Another one!?! I hear you say. (and after such a long time too - but you don't want my excuses you just want the cookies!) Now, depending on what I have in the cupboard at any time depends on how I make chocolate chip cookies! Here’s a recipe I made with my younger daughter one rainy day.

Chocolate Chip Cookies
Makes 16 to 18

If you cream the fats well enough the dough will form nicely. If necessary add non-dairy milk by the teaspoon to bring the dough together.
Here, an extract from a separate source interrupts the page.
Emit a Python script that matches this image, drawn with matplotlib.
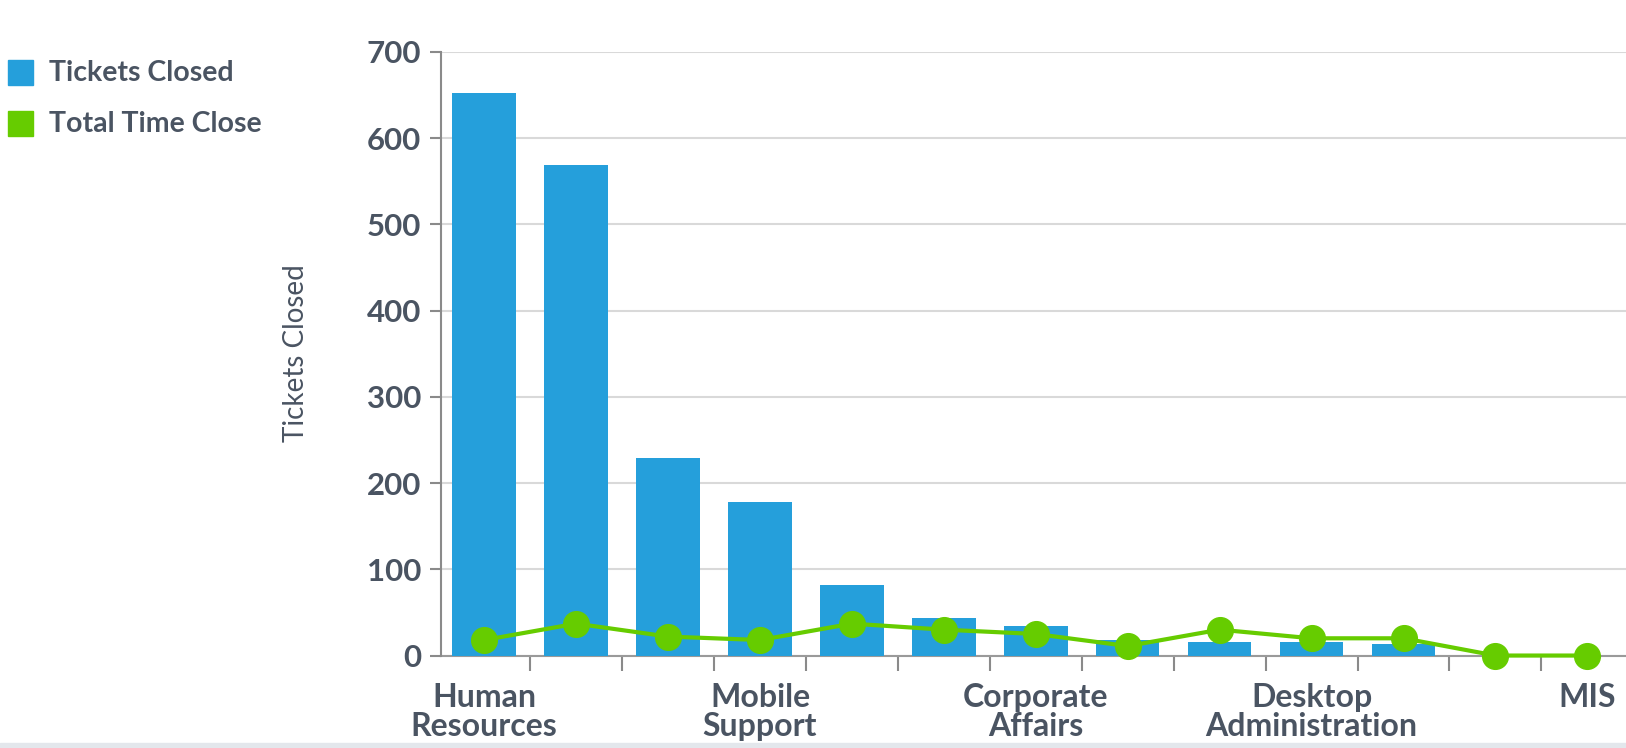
import numpy as np
import matplotlib
matplotlib.use("Agg")
from matplotlib import pyplot as plt
from matplotlib.patches import Rectangle

# data
categories = ["Human\nResources", "", "", "Mobile\nSupport", "", "",
              "Corporate\nAffairs", "", "", "Desktop\nAdministration", "", "", "MIS"]
tickets_closed = [652, 569, 229, 178, 82, 43, 34, 18, 16, 16, 13, 0, 0]
total_time_close = [18, 37, 22, 18, 37, 30, 25, 11, 30, 20, 20, 0, 0]

text_col = "#4a5462"
bar_col = "#259fdb"
line_col = "#66cc00"

plt.rcParams['font.family'] = ['Lato', 'DejaVu Sans']

fig = plt.figure(figsize=(16.26, 7.48), dpi=100)
# layout measured on a 1565x720 view of the reference
W, H = 1565, 720
ax = fig.add_axes([424 / W, 1 - 631 / H, (W - 424) / W, (631 - 50) / H])

x = np.arange(len(categories))
ax.bar(x, tickets_closed, width=0.69, color=bar_col, zorder=2)
ax.plot(x, total_time_close, color=line_col, lw=3, marker='o', ms=18.5,
        zorder=3, clip_on=False)

ax.set_xlim(-0.475, 12.42)
ax.set_ylim(0, 700)
ax.set_yticks(range(0, 701, 100))
ax.yaxis.grid(True, color="#d9d9d9", lw=1.5, zorder=0)
ax.set_axisbelow(True)

# boundary ticks (no labels), category labels on minor ticks
ax.set_xticks(np.arange(0.5, 12, 1))
ax.set_xticklabels([])
ax.set_xticks(x, minor=True)
ax.set_xticklabels(categories, minor=True, fontsize=23, fontweight='bold',
                   color=text_col, linespacing=1.0)
ax.tick_params(axis='x', which='major', length=11, width=1.5, color="#8a8a8a")
ax.tick_params(axis='x', which='minor', length=0, pad=20)
ax.tick_params(axis='y', length=8, width=1.5, color="#8a8a8a",
               labelsize=22.5, labelcolor=text_col, pad=6)
for lab in ax.get_yticklabels():
    lab.set_fontweight('bold')

for s in ['top', 'right']:
    ax.spines[s].set_visible(False)
ax.spines['left'].set_color("#8a8a8a")
ax.spines['left'].set_linewidth(1.5)
ax.spines['bottom'].set_color("#9a9a9a")
ax.spines['bottom'].set_linewidth(1.5)
ax.spines['bottom'].set_zorder(1)

fig.text(285 / W, 1 - 340 / H, "Tickets Closed", rotation=90, fontsize=20,
         color=text_col, ha='center', va='center')

# legend
for i, (lab, c) in enumerate([("Tickets Closed", bar_col), ("Total Time Close", line_col)]):
    yc = 70 + i * 49
    fig.patches.append(Rectangle((8 / W, 1 - (yc + 12) / H), 24 / W, 24 / H,
                                 transform=fig.transFigure, color=c))
    fig.text(47 / W, 1 - yc / H, lab, fontsize=20.5, fontweight='bold',
             color=text_col, va='center', ha='left')

# light strip at the bottom edge
fig.patches.append(Rectangle((0, 0), 1, 5 / H, transform=fig.transFigure,
                             color="#e3e7ec"))

plt.savefig('out.png', dpi=100)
Preparation Time – 10 Minutes
Cooking Time – 10 Minutes

1 tablespoon Coconut Oil, at room temperature, so soft but not liquid
2 tablespoons Vegetable Shortening
3 tablespoons vegan Margarine

1 ½ tablespoons Fancy Molasses
¼ cup granulated Sugar
2 teaspoons Vanilla Extract

¾ cup All Purpose Flour
1 tablespoon Cornstarch
½ teaspoon Baking Powder

½ cup Chocolate Chips

Heat oven to 350°F, and line 2 baking sheets with parchment paper.
In a large bowl cream the oil, shortening, and margarine until well combined.
Add the molasses, sugar, and vanilla. Continue to cream until very light and fluffy.
Sift together the flour, cornstarch, and baking powder into this bowl and mix until wel combined.
Stir in the chocolate chips.
Using a tablespoon sized measuring spoon or cookie scoop drop dough onto the sheets. Flatten to a 2-inch diameter with the back of a measuring cup.
Bake for 10 minutes until puffy looking and golden at the edges.
Cool on sheets for 5 minutes prior to transferring to a rack to complete cooling.

and once thy're made - the taste test...

and after they pass that test, they get to be shared!